● **Data extract**
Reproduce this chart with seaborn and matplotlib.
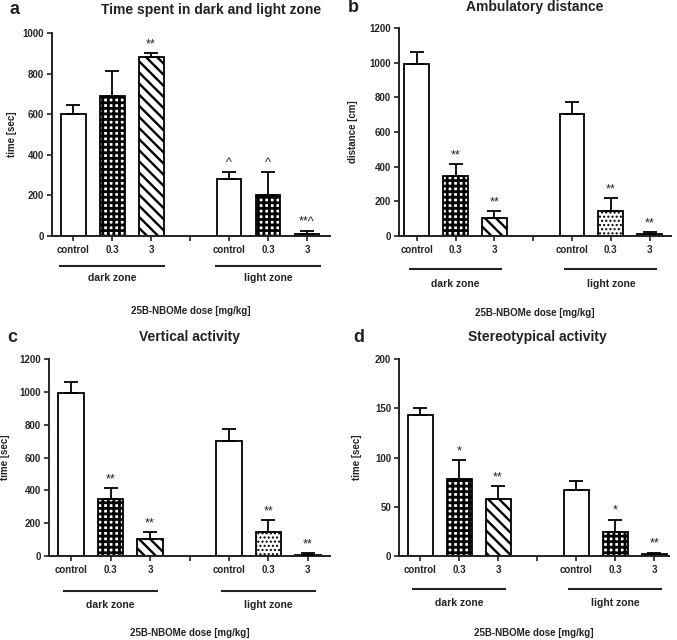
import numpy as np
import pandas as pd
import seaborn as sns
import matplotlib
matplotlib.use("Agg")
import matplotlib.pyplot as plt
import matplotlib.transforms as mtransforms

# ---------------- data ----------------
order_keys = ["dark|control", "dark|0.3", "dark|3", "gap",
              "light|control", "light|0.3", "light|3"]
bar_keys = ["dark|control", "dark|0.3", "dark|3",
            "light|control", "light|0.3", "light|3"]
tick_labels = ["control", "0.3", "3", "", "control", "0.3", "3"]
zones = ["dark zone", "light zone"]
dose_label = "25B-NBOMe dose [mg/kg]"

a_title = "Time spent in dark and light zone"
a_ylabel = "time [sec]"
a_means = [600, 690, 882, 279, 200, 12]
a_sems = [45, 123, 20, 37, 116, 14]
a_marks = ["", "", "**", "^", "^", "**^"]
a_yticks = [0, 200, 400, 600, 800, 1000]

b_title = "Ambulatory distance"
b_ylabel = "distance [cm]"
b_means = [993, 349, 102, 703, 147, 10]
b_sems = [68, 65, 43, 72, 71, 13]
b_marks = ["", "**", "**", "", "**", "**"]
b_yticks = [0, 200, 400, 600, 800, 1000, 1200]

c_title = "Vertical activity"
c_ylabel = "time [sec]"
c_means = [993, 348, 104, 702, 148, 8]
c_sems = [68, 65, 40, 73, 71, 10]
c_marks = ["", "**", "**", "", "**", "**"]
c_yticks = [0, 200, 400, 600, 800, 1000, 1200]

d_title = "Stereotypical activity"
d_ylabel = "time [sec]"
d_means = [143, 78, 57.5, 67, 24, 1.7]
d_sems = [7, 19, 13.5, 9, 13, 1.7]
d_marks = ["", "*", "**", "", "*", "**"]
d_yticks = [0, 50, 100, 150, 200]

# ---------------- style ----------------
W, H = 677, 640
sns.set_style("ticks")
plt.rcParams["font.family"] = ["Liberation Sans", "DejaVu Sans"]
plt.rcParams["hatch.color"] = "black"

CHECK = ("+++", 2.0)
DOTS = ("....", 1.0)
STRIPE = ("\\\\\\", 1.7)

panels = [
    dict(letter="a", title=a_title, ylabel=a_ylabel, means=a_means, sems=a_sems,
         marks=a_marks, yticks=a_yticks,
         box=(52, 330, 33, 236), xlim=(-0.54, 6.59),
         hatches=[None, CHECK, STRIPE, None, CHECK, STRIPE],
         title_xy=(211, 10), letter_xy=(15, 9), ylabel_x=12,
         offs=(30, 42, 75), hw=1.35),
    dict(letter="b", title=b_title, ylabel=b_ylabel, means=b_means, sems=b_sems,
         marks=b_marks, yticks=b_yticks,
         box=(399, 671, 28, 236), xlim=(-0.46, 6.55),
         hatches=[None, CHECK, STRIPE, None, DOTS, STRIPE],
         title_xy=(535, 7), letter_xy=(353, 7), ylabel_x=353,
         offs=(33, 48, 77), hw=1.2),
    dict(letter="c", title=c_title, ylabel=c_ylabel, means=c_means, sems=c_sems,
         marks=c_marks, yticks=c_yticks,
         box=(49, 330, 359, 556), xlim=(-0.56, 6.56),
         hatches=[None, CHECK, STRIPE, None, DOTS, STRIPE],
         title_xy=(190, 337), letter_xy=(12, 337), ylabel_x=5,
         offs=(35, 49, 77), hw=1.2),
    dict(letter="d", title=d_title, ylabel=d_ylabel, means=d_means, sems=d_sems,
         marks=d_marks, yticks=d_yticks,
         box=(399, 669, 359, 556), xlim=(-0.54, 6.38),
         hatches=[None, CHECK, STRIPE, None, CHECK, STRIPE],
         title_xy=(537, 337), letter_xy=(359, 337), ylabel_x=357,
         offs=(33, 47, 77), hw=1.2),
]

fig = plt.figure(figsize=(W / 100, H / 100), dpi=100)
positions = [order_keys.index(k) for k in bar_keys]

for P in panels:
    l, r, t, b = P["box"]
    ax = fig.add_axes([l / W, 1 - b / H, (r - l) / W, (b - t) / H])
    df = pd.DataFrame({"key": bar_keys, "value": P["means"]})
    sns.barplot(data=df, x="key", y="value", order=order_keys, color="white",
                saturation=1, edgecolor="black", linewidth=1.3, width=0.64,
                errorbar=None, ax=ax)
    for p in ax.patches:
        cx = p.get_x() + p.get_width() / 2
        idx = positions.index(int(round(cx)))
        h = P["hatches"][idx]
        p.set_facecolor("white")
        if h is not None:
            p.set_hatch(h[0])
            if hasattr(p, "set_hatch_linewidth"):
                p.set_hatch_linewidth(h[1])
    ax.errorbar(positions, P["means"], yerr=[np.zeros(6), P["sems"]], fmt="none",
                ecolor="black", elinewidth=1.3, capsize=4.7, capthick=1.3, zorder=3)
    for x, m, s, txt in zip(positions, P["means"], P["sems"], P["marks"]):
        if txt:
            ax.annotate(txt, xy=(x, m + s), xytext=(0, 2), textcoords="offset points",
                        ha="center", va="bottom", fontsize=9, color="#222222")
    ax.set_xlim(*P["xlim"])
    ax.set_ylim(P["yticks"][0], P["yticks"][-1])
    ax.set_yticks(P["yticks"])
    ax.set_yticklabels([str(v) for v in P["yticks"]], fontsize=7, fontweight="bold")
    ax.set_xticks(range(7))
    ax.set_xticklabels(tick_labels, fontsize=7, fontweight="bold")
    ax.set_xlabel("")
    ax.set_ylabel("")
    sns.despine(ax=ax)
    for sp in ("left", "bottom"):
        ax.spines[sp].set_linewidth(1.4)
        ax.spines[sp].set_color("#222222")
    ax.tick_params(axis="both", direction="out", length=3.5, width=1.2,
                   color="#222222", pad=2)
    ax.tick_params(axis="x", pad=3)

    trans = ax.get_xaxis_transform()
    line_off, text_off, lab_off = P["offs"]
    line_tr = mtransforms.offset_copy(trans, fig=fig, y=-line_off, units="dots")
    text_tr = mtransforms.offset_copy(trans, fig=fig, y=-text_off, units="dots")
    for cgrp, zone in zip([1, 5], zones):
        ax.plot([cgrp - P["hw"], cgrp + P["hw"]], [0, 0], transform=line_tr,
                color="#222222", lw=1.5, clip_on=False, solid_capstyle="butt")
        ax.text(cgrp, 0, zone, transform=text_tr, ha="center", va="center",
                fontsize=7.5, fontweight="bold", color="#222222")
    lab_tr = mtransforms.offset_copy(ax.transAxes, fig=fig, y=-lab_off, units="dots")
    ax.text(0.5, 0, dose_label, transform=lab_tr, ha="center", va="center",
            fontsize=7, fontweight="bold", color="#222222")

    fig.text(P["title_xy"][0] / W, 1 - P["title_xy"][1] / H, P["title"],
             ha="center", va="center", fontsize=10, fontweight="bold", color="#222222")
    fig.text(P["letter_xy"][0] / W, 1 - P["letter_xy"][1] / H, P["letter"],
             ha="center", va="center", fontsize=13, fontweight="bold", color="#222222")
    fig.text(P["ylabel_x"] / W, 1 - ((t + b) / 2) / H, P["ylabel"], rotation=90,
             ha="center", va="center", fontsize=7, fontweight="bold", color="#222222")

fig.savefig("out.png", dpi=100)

● **Given problem**
Show every line that contains the word "matplotlib".

● **Solution to the problem**
Reproduce this chart with seaborn and matplotlib.
import matplotlib
matplotlib.use("Agg")
import matplotlib.pyplot as plt
import matplotlib.transforms as mtransforms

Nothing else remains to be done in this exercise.